Голос Ленинграда. Ленинградское радио в дни блокады. – Санкт-Петербург: ИД «Петронолис», четвёртое издание, 2012. – 230 с.: ил.– 1000 экз.
С чего бы это, – подивится иной читатель, – писать о переиздании этой старой, чуть ли не сорокалетней давности книги?
Но вот что в ней сказано теперь: «Книга эта выходила трудно и долго – около четырёх лет. Она прошла через пять (!) рецензий. Три из них написали партийные работники, разделявшие мнение издателей: слишком много о литераторах и журналистах, об искусстве; мало – о партийном руководстве…»
Ох уж эти памятные, зазвучавшие сразу же после Победы предписания, как её трактовать: «Стихия всенародного подъёма в дни Великой Отечественной войны была пронизана организующим началом. Миллионы стремлений и усилий были оформлены волей и разумом советской власти, коммунистической партии. Звенья победы – вплоть до мельчайших – ковались по единому и великому плану» (из статей 1945 года).
Примечательно, как грубое насилие над реальной историей, когда, оказывается, ничего само по себе произойти не могло, сопровождается насилием и над языком: стихия, ничем не сдерживаемая сила, пронизана организующим началом! Стремления и усилия оформлены волей партии!
Злоключения книги Александра Рубашкина «Голос Ленинграда» объяснялись желанием «приватизировать», говоря сегодняшним языком, такое драгоценное «звенюшко», как работа (а в сущности – подвиг!) ленинградского радио в годы блокады.
Трудно представить, чем был этот голос для жителей великого города, осаждаемых не только врагом, но голодом, холодом, одиночеством в промёрзших домах, когда не было ни воды, ни света, ни транспорта!
«Репродуктор сейчас самое близкое живое существо, – писала в дневнике работница одного завода в декабре сорок первого. – …Он единственный питает меня рассказами, культурой, а главное – это вести с фронта».

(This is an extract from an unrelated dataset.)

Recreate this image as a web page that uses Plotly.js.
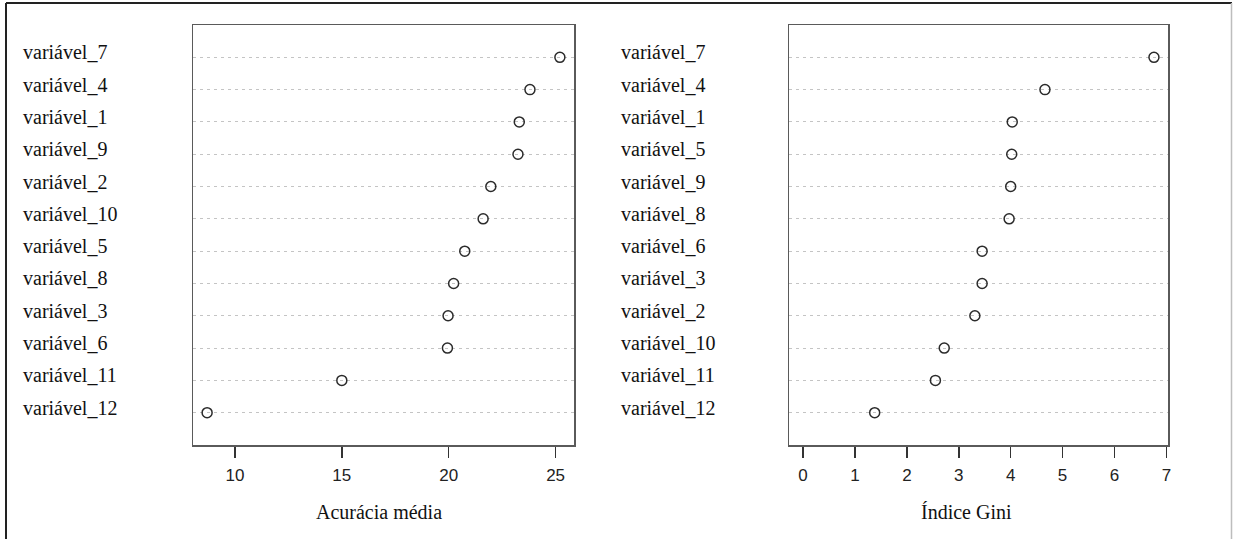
<!DOCTYPE html>
<html>
<head>
<meta charset="utf-8">
<script src="https://cdn.plot.ly/plotly-3.0.1.min.js"></script>
<style>
  html, body { margin: 0; padding: 0; background: #ffffff; }
  #chart { width: 1233px; height: 539px; }
</style>
</head>
<body>
<div id="chart"></div>
<script>
// Variable importance from a random forest: mean decrease in accuracy and Gini index
const accuracyVars = ["variável_7", "variável_4", "variável_1", "variável_9", "variável_2", "variável_10",
                      "variável_5", "variável_8", "variável_3", "variável_6", "variável_11", "variável_12"];
const accuracyValues = [25.2, 23.8, 23.3, 23.24, 21.97, 21.61, 20.75, 20.23, 19.97, 19.94, 15.0, 8.7];

const giniVars = ["variável_7", "variável_4", "variável_1", "variável_5", "variável_9", "variável_8",
                  "variável_6", "variável_3", "variável_2", "variável_10", "variável_11", "variável_12"];
const giniValues = [6.76, 4.66, 4.03, 4.02, 4.0, 3.97, 3.45, 3.45, 3.31, 2.72, 2.55, 1.38];

const accuracyTicks = [10, 15, 20, 25];
const giniTicks = [0, 1, 2, 3, 4, 5, 6, 7];

const W = 1233, H = 539;
const px = x => x / W;
const py = y => 1 - y / H;

// dotchart-style range: data span padded by 4% on both sides
function paddedRange(lo, hi) {
  const pad = (hi - lo) * 0.04;
  return [lo - pad, hi + pad];
}
const accRange = paddedRange(Math.min(...accuracyValues), Math.max(...accuracyValues));
const giniRange = paddedRange(0, Math.max(...giniValues));

const markerStyle = {
  symbol: "circle-open",
  size: 10,
  color: "#2b2b2b",
  line: { width: 1.5, color: "#2b2b2b" }
};

const traces = [
  { type: "scatter", mode: "markers", x: accuracyValues, y: accuracyVars,
    xaxis: "x", yaxis: "y", marker: markerStyle, hoverinfo: "x+y", showlegend: false },
  { type: "scatter", mode: "markers", x: giniValues, y: giniVars,
    xaxis: "x2", yaxis: "y2", marker: markerStyle, hoverinfo: "x+y", showlegend: false }
];

const tickFont = { family: "Liberation Sans, Arial, sans-serif", size: 17, color: "#222222" };
const serif = "Liberation Serif, Times New Roman, serif";

function xAxis(range, ticks, domain) {
  return {
    domain: domain, range: range, tickvals: ticks, ticktext: ticks.map(String),
    ticks: "outside", ticklen: 11, tickwidth: 1.5, tickcolor: "#333333",
    ticklabelstandoff: 3, tickfont: tickFont,
    showline: true, mirror: true, linecolor: "#5a5a5a", linewidth: 1.5,
    showgrid: false, zeroline: false, fixedrange: true
  };
}
function yAxis(cats, anchor) {
  return {
    domain: [py(445), py(25)], anchor: anchor,
    type: "category", categoryorder: "array", categoryarray: cats,
    range: [cats.length, -1],
    showticklabels: false, ticks: "",
    showline: true, mirror: true, linecolor: "#5a5a5a", linewidth: 1.5,
    showgrid: true, gridcolor: "#c4c4c4", gridwidth: 1, griddash: "3px,4px",
    zeroline: false, fixedrange: true
  };
}

// Row labels, left aligned as in a dotchart
const annotations = [];
accuracyVars.forEach(v => annotations.push({
  xref: "paper", yref: "y", x: px(21), y: v, text: v, showarrow: false,
  xanchor: "left", yanchor: "middle", yshift: 5,
  font: { family: serif, size: 20, color: "#111111" }
}));
giniVars.forEach(v => annotations.push({
  xref: "paper", yref: "y2", x: px(619), y: v, text: v, showarrow: false,
  xanchor: "left", yanchor: "middle", yshift: 5,
  font: { family: serif, size: 20, color: "#111111" }
}));
// Axis titles
annotations.push({
  xref: "paper", yref: "paper", x: px(379), y: py(512), text: "Acurácia média",
  showarrow: false, xanchor: "center", yanchor: "middle",
  font: { family: serif, size: 20, color: "#111111" }
});
annotations.push({
  xref: "paper", yref: "paper", x: px(966), y: py(512), text: "Índice Gini",
  showarrow: false, xanchor: "center", yanchor: "middle",
  font: { family: serif, size: 20, color: "#111111" }
});

// Outer frame around the figure
const shapes = [
  { type: "line", xref: "paper", yref: "paper", x0: px(6), x1: px(1232), y0: py(3), y1: py(3),
    line: { color: "#222222", width: 2 } },
  { type: "line", xref: "paper", yref: "paper", x0: px(6), x1: px(6), y0: py(3), y1: 0,
    line: { color: "#222222", width: 2 } },
  { type: "line", xref: "paper", yref: "paper", x0: px(1231.5), x1: px(1231.5), y0: py(3), y1: 0,
    line: { color: "#bdbdbd", width: 1.5 } }
];

const layout = {
  width: W, height: H,
  margin: { l: 0, r: 0, t: 0, b: 0, pad: 0 },
  paper_bgcolor: "#ffffff", plot_bgcolor: "#ffffff",
  showlegend: false,
  xaxis: xAxis(accRange, accuracyTicks, [px(193), px(574)]),
  yaxis: yAxis(accuracyVars, "x"),
  xaxis2: Object.assign(xAxis(giniRange, giniTicks, [px(789), px(1168)]), { anchor: "y2" }),
  yaxis2: yAxis(giniVars, "x2"),
  annotations: annotations,
  shapes: shapes
};
layout.xaxis.anchor = "y";

Plotly.newPlot("chart", traces, layout, { displayModeBar: false, staticPlot: true });
</script>
</body>
</html>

«Без него страшно. Совсем как в могиле»,– сказал старик, пришедший в Дом радио откуда-то с Васильевского острова (путь не близкий в тех условиях!) узнать, почему передачи вдруг прервались (бывало такое!).
«Когда ослабевший от голода ленинградец брёл своей падающей походкой по почти безлюдной, заметённой снегом улице, репродукторы бережно передавали его из рук в руки, – там, где кончалась слышимость одного, начиналась зона слышимости другого», – вспоминал писатель Александр Крон, сам постоянно выступавший перед микрофоном, чего, кстати (о партийном руководстве) сказать, ни разу за время блокады не сделал местный «вождь» Жданов.
В Доме радио жили, как на передовой. «Вдруг взрыв. Здание… вздрогнуло, где-то совсем рядом упала бомба, разорвался снаряд. Мы продолжали читать. Взрывной волной выбило оконную раму в студии, осколок попал в дикторский пульт. Но прекратить передачу нельзя…» – рассказывал диктор М. Меламед, в другом случае сразу после передачи упавший в обморок от недоедания.
Естественно, что отдельные главы книги посвящены Ольге Берггольц и «неистовому Всеволоду», Вишневскому, выступления которых той поры в особенности запомнились слушателям. Однако, следуя примеру «музы блокадного Ленинграда» (как часто называли Берггольц), посвятившей свою послевоенную книгу «Говорит Ленинград» «прекрасной памяти работника Радиокомитета Якова Бабушкина… памяти работников Радиокомитета Николая Верховского, Всеволода Римского-Корсакова, Лёши Мартынова, умерших от голода», Александр Рубашкин отдал должное этим и подобным им людям нередко с драматической послевоенной судьбой (гонения в связи с пресловутым Ленинградским делом, «борьбой с буржуазным космополитизмом» и т.п.). «Сколько вы воскресили…» – благодарно писал автору один из них, сотрудник немецкой редакции Фриц Фукс, кстати, сам испытавший все прелести «партийного руководства».
Забудешь ли диктора Н. Васильеву, которая в ответ на предложение хотя бы на время уехать на отдых сказала: «А они – те, кто слушает нас? Они будут думать, что мы умерли, а это значит, мы прибавим людям горя. А его у них и без этого хватает».
Осмелюсь применить к книге Александра Рубашкина давние слова Ольги Берггольц: «Это гимн ленинградцам – опухшим, упрямым, родным!»